• _WHAT THE TASK REQUIRES_:
Give only the number of lines in the records that include the string "this".

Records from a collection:
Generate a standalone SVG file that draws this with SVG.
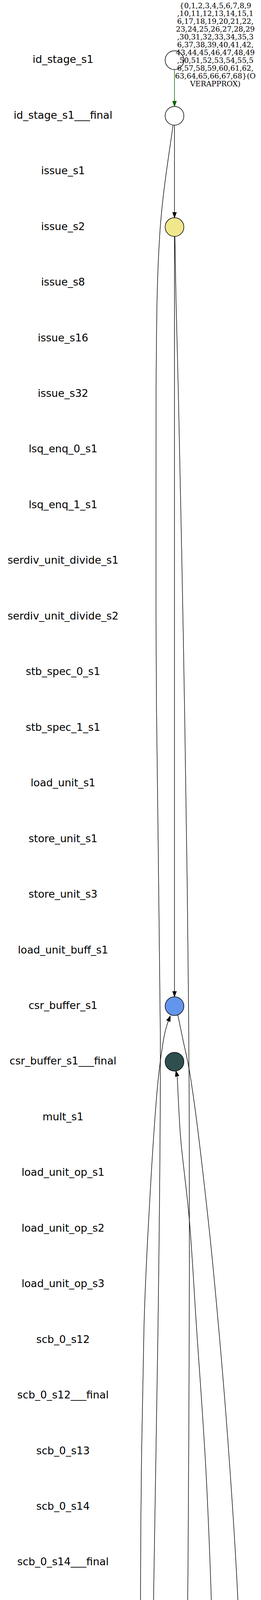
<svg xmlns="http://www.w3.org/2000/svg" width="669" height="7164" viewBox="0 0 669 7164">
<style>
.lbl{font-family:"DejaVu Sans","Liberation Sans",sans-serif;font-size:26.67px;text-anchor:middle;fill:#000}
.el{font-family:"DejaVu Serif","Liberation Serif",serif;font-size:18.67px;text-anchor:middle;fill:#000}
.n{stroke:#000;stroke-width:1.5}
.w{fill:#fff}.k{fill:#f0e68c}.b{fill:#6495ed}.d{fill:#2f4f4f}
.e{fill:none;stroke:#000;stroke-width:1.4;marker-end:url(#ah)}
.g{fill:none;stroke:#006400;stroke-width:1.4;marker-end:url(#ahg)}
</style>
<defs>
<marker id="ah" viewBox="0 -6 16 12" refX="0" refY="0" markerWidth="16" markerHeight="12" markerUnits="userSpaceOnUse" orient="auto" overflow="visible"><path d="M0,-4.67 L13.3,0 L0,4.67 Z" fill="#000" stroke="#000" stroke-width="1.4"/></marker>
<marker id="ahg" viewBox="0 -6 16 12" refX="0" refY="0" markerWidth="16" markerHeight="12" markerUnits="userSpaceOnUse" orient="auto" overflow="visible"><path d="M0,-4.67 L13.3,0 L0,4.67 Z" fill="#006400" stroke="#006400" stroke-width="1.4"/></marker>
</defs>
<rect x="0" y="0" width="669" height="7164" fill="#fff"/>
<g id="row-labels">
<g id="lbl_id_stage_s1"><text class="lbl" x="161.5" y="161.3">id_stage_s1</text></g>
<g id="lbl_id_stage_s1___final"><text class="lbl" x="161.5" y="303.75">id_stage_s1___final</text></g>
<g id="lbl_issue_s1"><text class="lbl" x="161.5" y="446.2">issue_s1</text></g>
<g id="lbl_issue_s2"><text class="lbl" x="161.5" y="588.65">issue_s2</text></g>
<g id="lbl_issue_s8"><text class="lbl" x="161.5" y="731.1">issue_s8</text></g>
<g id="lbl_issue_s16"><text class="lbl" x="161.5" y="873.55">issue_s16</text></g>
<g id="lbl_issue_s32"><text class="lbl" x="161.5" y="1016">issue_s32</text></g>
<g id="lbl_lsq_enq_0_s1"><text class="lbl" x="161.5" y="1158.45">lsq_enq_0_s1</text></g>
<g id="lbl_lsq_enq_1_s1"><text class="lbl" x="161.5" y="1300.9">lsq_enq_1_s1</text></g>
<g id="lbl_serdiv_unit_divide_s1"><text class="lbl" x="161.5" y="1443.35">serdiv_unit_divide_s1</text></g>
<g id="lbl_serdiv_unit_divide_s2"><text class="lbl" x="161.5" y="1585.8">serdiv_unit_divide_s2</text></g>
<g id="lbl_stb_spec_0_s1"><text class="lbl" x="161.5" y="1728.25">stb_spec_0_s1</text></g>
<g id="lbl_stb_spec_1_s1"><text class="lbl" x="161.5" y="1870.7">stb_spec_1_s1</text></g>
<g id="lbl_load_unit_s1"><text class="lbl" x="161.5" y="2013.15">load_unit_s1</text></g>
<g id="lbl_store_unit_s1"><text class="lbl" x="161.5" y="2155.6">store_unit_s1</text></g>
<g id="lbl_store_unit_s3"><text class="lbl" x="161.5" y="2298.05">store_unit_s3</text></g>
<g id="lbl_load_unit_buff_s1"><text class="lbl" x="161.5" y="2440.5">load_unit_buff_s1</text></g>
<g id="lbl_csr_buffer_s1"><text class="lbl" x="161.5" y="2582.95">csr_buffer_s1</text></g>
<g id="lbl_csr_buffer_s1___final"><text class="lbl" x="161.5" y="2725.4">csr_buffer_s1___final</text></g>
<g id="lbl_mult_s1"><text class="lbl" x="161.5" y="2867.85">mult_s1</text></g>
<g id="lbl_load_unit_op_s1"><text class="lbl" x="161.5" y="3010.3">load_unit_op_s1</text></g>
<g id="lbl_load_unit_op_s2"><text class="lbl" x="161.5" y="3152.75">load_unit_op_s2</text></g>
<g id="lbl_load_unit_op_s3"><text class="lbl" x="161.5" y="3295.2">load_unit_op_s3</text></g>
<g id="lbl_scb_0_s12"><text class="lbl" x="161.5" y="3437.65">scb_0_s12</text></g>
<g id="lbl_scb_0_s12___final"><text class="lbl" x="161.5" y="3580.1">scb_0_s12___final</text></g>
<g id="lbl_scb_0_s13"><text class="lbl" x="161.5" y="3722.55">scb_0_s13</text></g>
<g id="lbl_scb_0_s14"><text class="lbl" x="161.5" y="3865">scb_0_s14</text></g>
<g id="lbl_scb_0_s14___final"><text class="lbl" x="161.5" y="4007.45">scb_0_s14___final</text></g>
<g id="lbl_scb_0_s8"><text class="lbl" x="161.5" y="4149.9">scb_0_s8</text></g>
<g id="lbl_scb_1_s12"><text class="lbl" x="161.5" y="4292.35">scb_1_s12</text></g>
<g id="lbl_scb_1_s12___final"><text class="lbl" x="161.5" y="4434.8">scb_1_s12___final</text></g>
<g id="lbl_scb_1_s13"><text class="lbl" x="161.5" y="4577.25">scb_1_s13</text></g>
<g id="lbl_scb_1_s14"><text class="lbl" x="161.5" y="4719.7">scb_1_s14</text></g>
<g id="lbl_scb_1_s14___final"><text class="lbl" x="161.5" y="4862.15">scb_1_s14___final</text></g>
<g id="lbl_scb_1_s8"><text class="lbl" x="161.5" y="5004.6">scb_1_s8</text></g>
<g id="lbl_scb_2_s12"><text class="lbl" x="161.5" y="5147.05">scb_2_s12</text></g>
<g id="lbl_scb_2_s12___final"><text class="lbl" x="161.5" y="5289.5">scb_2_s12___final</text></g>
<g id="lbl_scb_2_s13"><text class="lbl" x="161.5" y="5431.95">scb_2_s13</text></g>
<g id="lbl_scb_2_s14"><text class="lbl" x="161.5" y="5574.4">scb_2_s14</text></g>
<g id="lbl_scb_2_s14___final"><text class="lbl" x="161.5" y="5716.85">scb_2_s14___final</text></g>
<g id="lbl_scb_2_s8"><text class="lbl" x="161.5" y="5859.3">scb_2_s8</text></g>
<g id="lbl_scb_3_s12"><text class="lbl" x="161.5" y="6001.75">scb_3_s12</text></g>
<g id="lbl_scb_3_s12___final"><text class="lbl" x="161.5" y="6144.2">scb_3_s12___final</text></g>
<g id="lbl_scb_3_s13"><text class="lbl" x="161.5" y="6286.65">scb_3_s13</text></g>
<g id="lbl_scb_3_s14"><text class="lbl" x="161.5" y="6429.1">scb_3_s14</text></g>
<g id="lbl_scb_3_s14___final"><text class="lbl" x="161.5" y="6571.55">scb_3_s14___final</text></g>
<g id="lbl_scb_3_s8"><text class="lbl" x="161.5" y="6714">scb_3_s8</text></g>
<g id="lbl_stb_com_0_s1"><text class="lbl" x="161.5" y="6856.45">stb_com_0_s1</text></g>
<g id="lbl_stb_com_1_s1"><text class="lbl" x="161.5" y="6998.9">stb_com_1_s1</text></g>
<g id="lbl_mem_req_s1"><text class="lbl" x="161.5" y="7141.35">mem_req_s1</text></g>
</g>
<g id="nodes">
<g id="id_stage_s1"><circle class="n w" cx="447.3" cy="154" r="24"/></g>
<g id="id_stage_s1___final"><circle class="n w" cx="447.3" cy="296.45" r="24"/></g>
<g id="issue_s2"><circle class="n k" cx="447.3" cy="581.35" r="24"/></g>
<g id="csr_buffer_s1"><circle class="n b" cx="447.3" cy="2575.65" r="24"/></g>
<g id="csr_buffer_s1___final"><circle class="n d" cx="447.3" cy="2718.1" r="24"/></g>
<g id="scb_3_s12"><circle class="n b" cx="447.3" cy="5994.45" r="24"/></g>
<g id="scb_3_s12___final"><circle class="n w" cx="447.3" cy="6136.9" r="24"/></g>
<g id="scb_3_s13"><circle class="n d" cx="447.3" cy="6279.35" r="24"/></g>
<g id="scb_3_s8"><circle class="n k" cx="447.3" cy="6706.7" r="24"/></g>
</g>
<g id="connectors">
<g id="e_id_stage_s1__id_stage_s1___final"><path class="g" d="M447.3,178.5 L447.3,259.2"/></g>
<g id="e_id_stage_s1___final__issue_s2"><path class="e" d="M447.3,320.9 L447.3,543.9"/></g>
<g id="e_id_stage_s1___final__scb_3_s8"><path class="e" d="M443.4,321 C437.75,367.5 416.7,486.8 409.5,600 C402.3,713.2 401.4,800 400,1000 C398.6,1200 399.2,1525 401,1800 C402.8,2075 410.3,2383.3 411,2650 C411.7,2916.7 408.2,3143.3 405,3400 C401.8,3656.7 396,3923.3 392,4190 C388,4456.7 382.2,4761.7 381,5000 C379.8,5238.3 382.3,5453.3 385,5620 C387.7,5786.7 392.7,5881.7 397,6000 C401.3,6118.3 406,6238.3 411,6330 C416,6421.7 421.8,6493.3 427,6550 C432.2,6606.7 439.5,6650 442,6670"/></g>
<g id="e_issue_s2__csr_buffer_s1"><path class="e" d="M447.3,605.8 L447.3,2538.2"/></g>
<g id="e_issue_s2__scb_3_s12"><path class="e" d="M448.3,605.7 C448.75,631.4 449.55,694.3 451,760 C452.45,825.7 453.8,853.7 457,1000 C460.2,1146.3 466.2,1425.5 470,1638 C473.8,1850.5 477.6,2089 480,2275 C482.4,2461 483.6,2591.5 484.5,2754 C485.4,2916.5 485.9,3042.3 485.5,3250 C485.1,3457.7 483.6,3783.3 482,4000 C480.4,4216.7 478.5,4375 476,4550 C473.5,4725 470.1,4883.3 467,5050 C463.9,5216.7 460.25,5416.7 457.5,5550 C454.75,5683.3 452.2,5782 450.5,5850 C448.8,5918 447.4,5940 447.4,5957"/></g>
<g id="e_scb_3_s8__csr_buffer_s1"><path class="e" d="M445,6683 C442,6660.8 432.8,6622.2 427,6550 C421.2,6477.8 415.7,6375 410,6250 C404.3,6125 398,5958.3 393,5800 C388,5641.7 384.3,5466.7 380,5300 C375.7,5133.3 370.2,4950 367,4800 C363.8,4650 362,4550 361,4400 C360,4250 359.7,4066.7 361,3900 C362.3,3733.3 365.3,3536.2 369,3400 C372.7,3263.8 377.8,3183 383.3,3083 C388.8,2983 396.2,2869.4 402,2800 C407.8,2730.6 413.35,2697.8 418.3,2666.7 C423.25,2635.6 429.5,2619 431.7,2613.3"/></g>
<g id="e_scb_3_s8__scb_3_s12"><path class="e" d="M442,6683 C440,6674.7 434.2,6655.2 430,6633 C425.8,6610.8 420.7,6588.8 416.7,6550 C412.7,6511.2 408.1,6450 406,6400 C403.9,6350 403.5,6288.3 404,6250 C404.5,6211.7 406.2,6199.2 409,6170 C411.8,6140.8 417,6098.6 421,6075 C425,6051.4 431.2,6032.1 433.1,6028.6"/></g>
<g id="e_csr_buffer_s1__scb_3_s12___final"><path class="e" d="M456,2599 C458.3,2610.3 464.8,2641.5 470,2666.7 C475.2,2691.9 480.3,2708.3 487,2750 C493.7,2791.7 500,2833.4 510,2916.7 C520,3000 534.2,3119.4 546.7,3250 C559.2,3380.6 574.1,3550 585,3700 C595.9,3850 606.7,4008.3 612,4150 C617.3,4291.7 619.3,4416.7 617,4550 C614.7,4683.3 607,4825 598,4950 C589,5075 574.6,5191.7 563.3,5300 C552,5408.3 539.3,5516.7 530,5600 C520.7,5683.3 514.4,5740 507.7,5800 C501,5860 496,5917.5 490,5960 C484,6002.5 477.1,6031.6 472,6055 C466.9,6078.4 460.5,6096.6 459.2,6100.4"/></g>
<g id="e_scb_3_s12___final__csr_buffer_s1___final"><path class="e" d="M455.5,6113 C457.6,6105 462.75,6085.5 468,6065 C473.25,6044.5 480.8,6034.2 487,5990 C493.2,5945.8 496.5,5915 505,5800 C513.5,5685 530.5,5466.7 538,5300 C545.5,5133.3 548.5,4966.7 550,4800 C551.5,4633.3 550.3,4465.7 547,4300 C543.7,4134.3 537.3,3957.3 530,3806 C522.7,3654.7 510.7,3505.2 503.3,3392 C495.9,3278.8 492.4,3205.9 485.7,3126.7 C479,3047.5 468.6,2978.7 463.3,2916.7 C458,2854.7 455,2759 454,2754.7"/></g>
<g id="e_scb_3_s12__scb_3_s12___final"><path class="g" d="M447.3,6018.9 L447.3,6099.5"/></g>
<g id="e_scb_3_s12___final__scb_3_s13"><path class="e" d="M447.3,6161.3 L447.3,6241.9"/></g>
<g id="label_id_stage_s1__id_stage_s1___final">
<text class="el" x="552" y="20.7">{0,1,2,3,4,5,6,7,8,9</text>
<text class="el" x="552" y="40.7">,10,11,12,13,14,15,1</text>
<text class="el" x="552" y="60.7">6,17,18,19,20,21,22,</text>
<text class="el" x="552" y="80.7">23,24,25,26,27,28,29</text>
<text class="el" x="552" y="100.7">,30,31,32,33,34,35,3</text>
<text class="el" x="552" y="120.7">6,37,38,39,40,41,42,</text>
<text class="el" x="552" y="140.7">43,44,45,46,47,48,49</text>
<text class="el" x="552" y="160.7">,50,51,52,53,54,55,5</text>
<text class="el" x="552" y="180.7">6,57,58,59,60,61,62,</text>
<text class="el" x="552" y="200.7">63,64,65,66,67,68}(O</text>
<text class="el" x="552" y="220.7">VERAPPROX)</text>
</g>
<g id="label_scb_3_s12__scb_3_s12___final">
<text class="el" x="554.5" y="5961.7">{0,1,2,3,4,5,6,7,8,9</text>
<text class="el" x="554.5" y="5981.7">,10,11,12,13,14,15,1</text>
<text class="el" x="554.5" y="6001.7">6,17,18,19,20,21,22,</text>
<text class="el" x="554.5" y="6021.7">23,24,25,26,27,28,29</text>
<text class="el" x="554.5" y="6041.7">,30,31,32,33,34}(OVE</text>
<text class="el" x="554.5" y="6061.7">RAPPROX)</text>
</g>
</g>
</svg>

--

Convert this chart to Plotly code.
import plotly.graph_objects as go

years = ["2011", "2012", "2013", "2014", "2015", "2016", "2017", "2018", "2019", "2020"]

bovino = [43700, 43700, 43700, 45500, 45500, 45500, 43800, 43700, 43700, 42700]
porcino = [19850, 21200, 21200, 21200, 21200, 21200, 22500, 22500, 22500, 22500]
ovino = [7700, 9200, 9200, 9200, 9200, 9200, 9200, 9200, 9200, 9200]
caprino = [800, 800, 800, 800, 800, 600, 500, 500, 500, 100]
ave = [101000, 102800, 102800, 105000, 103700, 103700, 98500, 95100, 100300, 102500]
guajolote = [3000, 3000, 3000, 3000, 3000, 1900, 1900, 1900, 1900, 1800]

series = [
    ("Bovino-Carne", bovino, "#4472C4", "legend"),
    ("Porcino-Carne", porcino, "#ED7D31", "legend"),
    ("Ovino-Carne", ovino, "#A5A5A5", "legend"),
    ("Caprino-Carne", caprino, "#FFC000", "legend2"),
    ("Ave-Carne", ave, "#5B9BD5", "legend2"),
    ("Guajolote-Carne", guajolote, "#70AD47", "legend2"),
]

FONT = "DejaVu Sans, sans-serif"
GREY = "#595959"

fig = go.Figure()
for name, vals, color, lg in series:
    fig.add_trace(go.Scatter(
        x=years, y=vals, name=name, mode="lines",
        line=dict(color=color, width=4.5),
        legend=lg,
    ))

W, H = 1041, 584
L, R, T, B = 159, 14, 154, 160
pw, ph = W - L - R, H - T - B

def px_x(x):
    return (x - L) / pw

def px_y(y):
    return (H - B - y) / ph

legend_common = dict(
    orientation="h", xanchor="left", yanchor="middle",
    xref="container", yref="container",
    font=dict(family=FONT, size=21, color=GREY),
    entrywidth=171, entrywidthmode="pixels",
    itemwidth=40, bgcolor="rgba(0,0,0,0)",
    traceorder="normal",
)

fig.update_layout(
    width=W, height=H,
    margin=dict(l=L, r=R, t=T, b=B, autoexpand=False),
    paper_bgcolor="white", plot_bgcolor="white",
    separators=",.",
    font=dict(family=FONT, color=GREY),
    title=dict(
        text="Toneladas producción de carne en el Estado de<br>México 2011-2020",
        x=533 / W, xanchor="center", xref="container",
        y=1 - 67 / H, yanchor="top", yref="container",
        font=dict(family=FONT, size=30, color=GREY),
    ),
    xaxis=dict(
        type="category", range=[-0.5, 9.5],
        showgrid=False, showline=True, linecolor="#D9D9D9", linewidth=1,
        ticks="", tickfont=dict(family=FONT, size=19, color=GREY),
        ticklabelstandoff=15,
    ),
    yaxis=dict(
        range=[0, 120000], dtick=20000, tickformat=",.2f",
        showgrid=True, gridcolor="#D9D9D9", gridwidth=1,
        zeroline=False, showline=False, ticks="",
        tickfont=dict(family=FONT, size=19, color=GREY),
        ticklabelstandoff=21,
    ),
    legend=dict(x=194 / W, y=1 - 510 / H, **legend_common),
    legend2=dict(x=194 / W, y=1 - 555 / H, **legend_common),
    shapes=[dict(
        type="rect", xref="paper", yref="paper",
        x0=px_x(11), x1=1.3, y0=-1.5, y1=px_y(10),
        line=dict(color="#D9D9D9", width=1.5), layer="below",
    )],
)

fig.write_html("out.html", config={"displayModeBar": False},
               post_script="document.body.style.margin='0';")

• _FULL SOLUTION_:
2